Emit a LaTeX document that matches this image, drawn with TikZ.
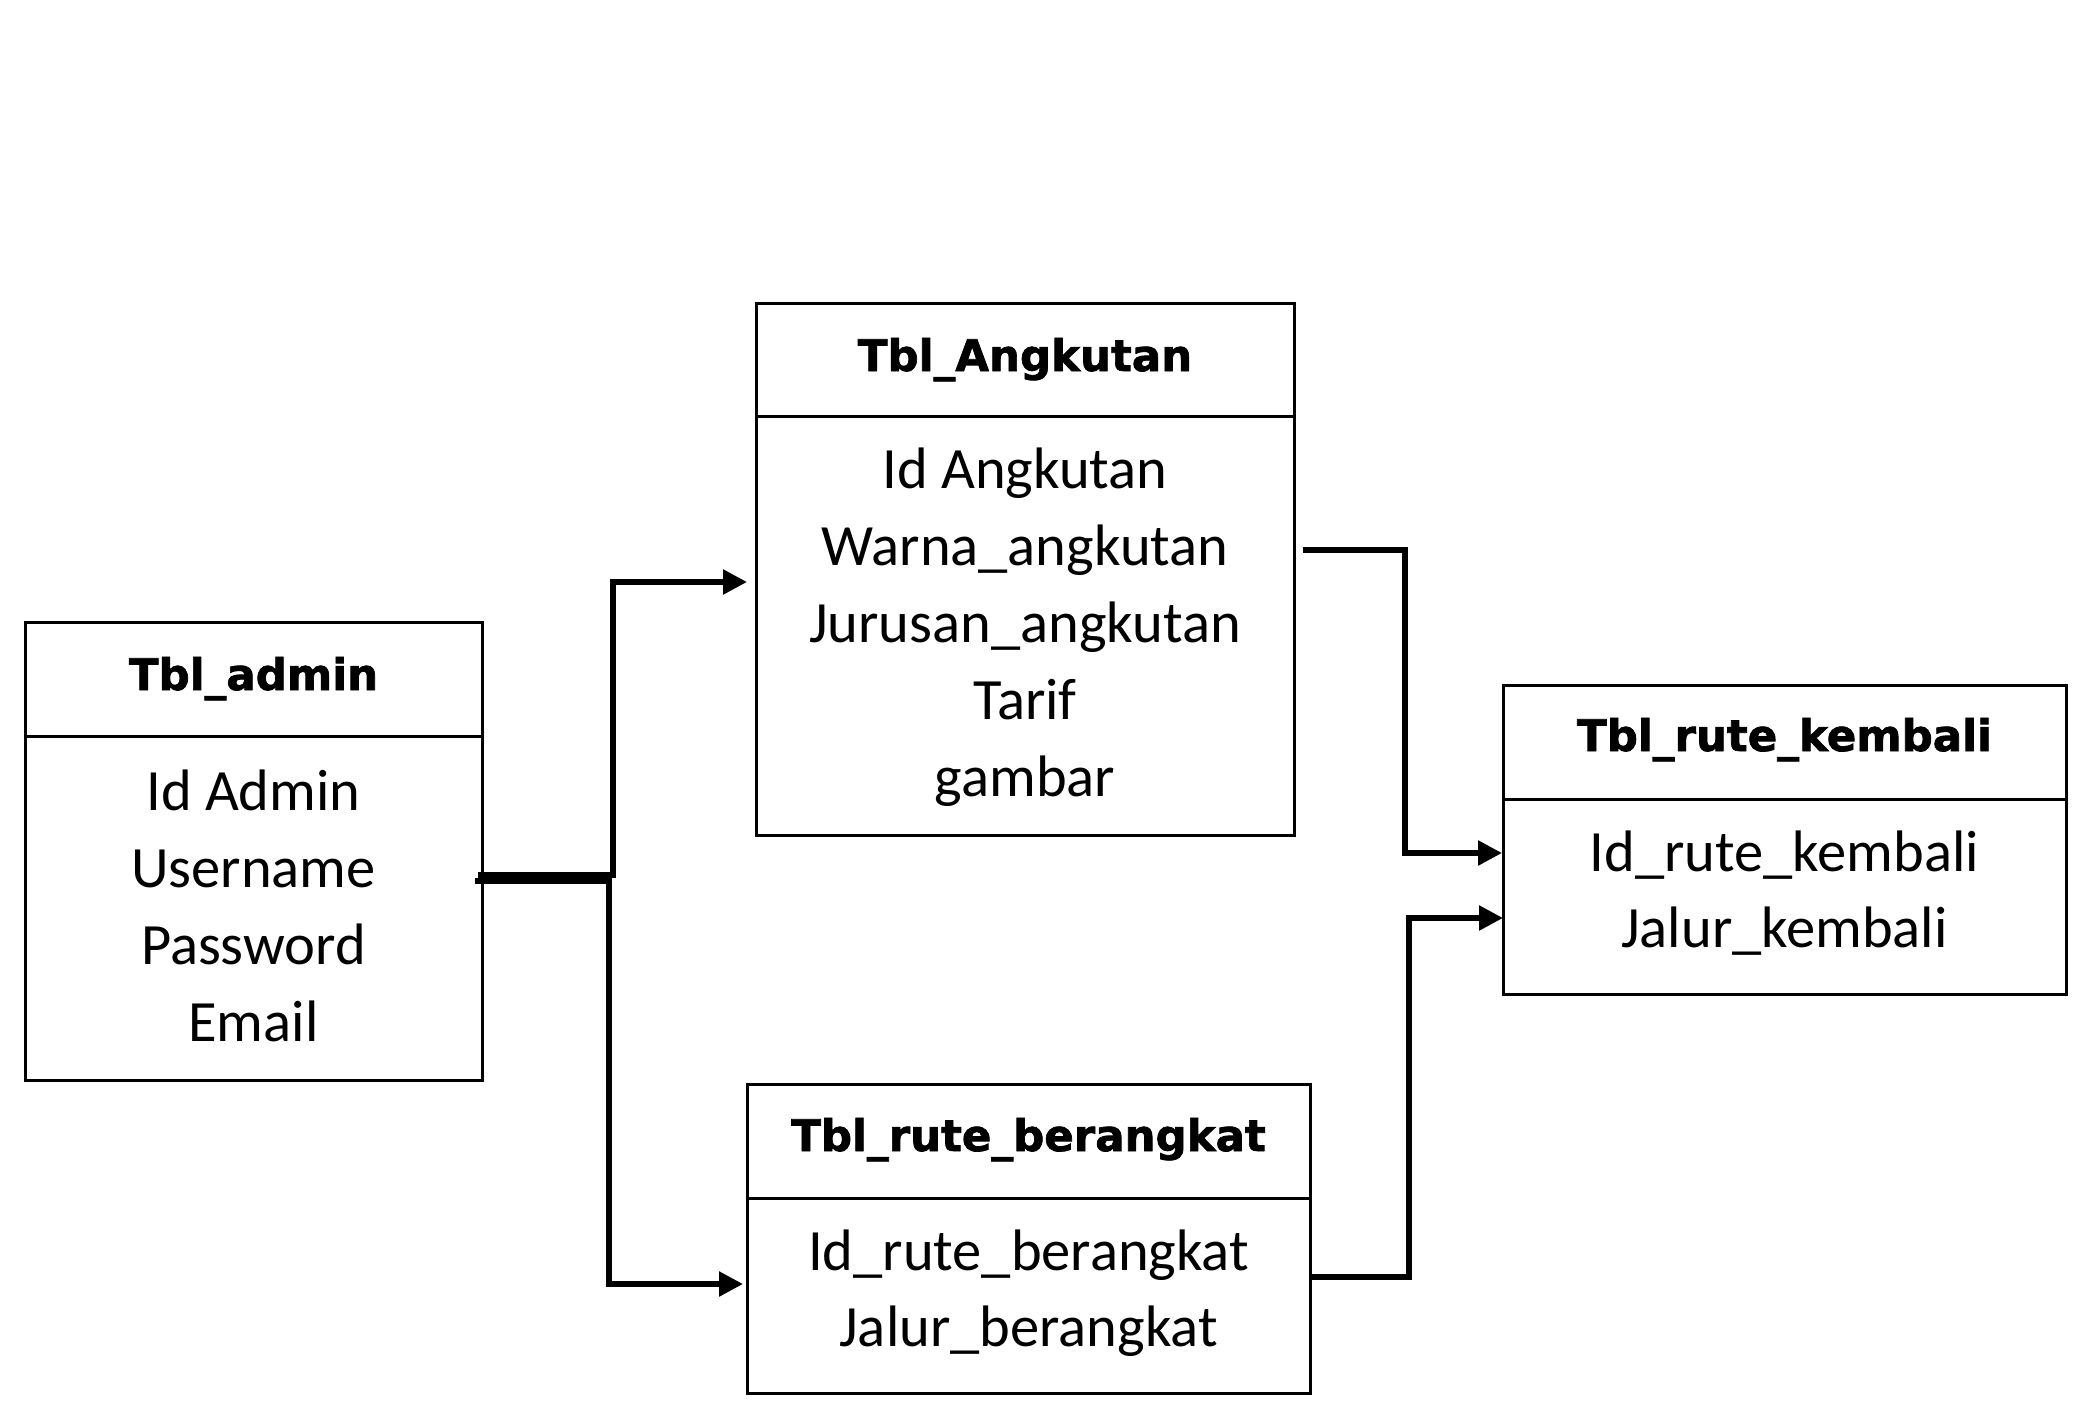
\documentclass[tikz,border=0pt]{standalone}
\usepackage{fontspec}
\setmainfont{Carlito}
\newfontfamily\titlefont{DejaVu Sans Bold}[FakeBold=1.6]
\usetikzlibrary{arrows.meta}
\begin{document}
\begin{tikzpicture}[x=1pt,y=-1pt,
  tbox/.style={draw,line width=3pt,rectangle,inner sep=0pt,outer sep=0pt},
  divline/.style={line width=3pt},
  ttl/.style={anchor=base,inner sep=0pt,font=\titlefont\fontsize{43.5}{52}\selectfont},
  itm/.style={anchor=base,inner sep=0pt,font=\fontsize{58.5}{70}\selectfont},
  conn/.style={line width=5.5pt,-{Triangle[length=24pt,width=24pt]}}]
\useasboundingbox (0,0) rectangle (2091,1419);
% boxes
\node[tbox,minimum width=457pt,minimum height=458pt] (admin) at (253.5,851) {};
\node[tbox,minimum width=538pt,minimum height=532pt] (angk) at (1025,569) {};
\node[tbox,minimum width=563pt,minimum height=309pt] (brg) at (1028.5,1238.5) {};
\node[tbox,minimum width=563pt,minimum height=309pt] (kmb) at (1784.5,839.5) {};
% dividers
\draw[divline] (admin.west |- 0,736) -- (admin.east |- 0,736);
\draw[divline] (angk.west |- 0,416) -- (angk.east |- 0,416);
\draw[divline] (brg.west |- 0,1198) -- (brg.east |- 0,1198);
\draw[divline] (kmb.west |- 0,799) -- (kmb.east |- 0,799);
% titles
\node[ttl] (t1) at (253.5,690) {Tbl\_admin};
\node[ttl] (t2) at (1025,371) {Tbl\_Angkutan};
\node[ttl] (t3) at (1028.5,1151) {Tbl\_rute\_berangkat};
\node[ttl] (t4) at (1784.5,751) {Tbl\_rute\_kembali};
% items
\node[itm] (a1) at (253.5,810) {Id Admin};
\node[itm] (a2) at (253.5,887) {Username};
\node[itm] (a3) at (253.5,964) {Password};
\node[itm] (a4) at (253.5,1041) {Email};
\node[itm] (g1) at (1025,488) {Id Angkutan};
\node[itm] (g2) at (1025,565) {Warna\_angkutan};
\node[itm] (g3) at (1025,642) {Jurusan\_angkutan};
\node[itm] (g4) at (1025,719) {Tarif};
\node[itm] (g5) at (1025,796) {gambar};
\node[itm] (b1) at (1028.5,1270) {Id\_rute\_berangkat};
\node[itm] (b2) at (1028.5,1346) {Jalur\_berangkat};
\node[itm] (k1) at (1784.5,871) {Id\_rute\_kembali};
\node[itm] (k2) at (1784.5,947) {Jalur\_kembali};
% connector endpoints
\coordinate (s1) at (478,875);
\coordinate (e1) at (747,582);
\coordinate (s2) at (475,881);
\coordinate (e2) at (743,1284);
\coordinate (s3) at (1303,550);
\coordinate (e3) at (1502,853);
\coordinate (s4) at (1310,1277);
\coordinate (e4) at (1503,918);
% connectors
\draw[conn] (s1) -- (613,875) -- (613,582) -- (e1);
\draw[conn] (s2) -- (609,881) -- (609,1284) -- (e2);
\draw[conn] (s3) -- (1405,550) -- (1405,853) -- (e3);
\draw[conn] (s4) -- (1409,1277) -- (1409,918) -- (e4);
\end{tikzpicture}
\end{document}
____
■ **JOB**: Transcribe the full listing above exactly as it stands, minus the pictures.

■ **FINISHED ANSWER**:
Emit a LaTeX document that matches this image, drawn with TikZ.
\documentclass[tikz,border=0pt]{standalone}
\usepackage{fontspec}
\setmainfont{Carlito}
\newfontfamily\titlefont{DejaVu Sans Bold}[FakeBold=1.6]
\usetikzlibrary{arrows.meta}
\begin{document}
\begin{tikzpicture}[x=1pt,y=-1pt,
  tbox/.style={draw,line width=3pt,rectangle,inner sep=0pt,outer sep=0pt},
  divline/.style={line width=3pt},
  ttl/.style={anchor=base,inner sep=0pt,font=\titlefont\fontsize{43.5}{52}\selectfont},
  itm/.style={anchor=base,inner sep=0pt,font=\fontsize{58.5}{70}\selectfont},
  conn/.style={line width=5.5pt,-{Triangle[length=24pt,width=24pt]}}]
\useasboundingbox (0,0) rectangle (2091,1419);
% boxes
\node[tbox,minimum width=457pt,minimum height=458pt] (admin) at (253.5,851) {};
\node[tbox,minimum width=538pt,minimum height=532pt] (angk) at (1025,569) {};
\node[tbox,minimum width=563pt,minimum height=309pt] (brg) at (1028.5,1238.5) {};
\node[tbox,minimum width=563pt,minimum height=309pt] (kmb) at (1784.5,839.5) {};
% dividers
\draw[divline] (admin.west |- 0,736) -- (admin.east |- 0,736);
\draw[divline] (angk.west |- 0,416) -- (angk.east |- 0,416);
\draw[divline] (brg.west |- 0,1198) -- (brg.east |- 0,1198);
\draw[divline] (kmb.west |- 0,799) -- (kmb.east |- 0,799);
% titles
\node[ttl] (t1) at (253.5,690) {Tbl\_admin};
\node[ttl] (t2) at (1025,371) {Tbl\_Angkutan};
\node[ttl] (t3) at (1028.5,1151) {Tbl\_rute\_berangkat};
\node[ttl] (t4) at (1784.5,751) {Tbl\_rute\_kembali};
% items
\node[itm] (a1) at (253.5,810) {Id Admin};
\node[itm] (a2) at (253.5,887) {Username};
\node[itm] (a3) at (253.5,964) {Password};
\node[itm] (a4) at (253.5,1041) {Email};
\node[itm] (g1) at (1025,488) {Id Angkutan};
\node[itm] (g2) at (1025,565) {Warna\_angkutan};
\node[itm] (g3) at (1025,642) {Jurusan\_angkutan};
\node[itm] (g4) at (1025,719) {Tarif};
\node[itm] (g5) at (1025,796) {gambar};
\node[itm] (b1) at (1028.5,1270) {Id\_rute\_berangkat};
\node[itm] (b2) at (1028.5,1346) {Jalur\_berangkat};
\node[itm] (k1) at (1784.5,871) {Id\_rute\_kembali};
\node[itm] (k2) at (1784.5,947) {Jalur\_kembali};
% connector endpoints
\coordinate (s1) at (478,875);
\coordinate (e1) at (747,582);
\coordinate (s2) at (475,881);
\coordinate (e2) at (743,1284);
\coordinate (s3) at (1303,550);
\coordinate (e3) at (1502,853);
\coordinate (s4) at (1310,1277);
\coordinate (e4) at (1503,918);
% connectors
\draw[conn] (s1) -- (613,875) -- (613,582) -- (e1);
\draw[conn] (s2) -- (609,881) -- (609,1284) -- (e2);
\draw[conn] (s3) -- (1405,550) -- (1405,853) -- (e3);
\draw[conn] (s4) -- (1409,1277) -- (1409,918) -- (e4);
\end{tikzpicture}
\end{document}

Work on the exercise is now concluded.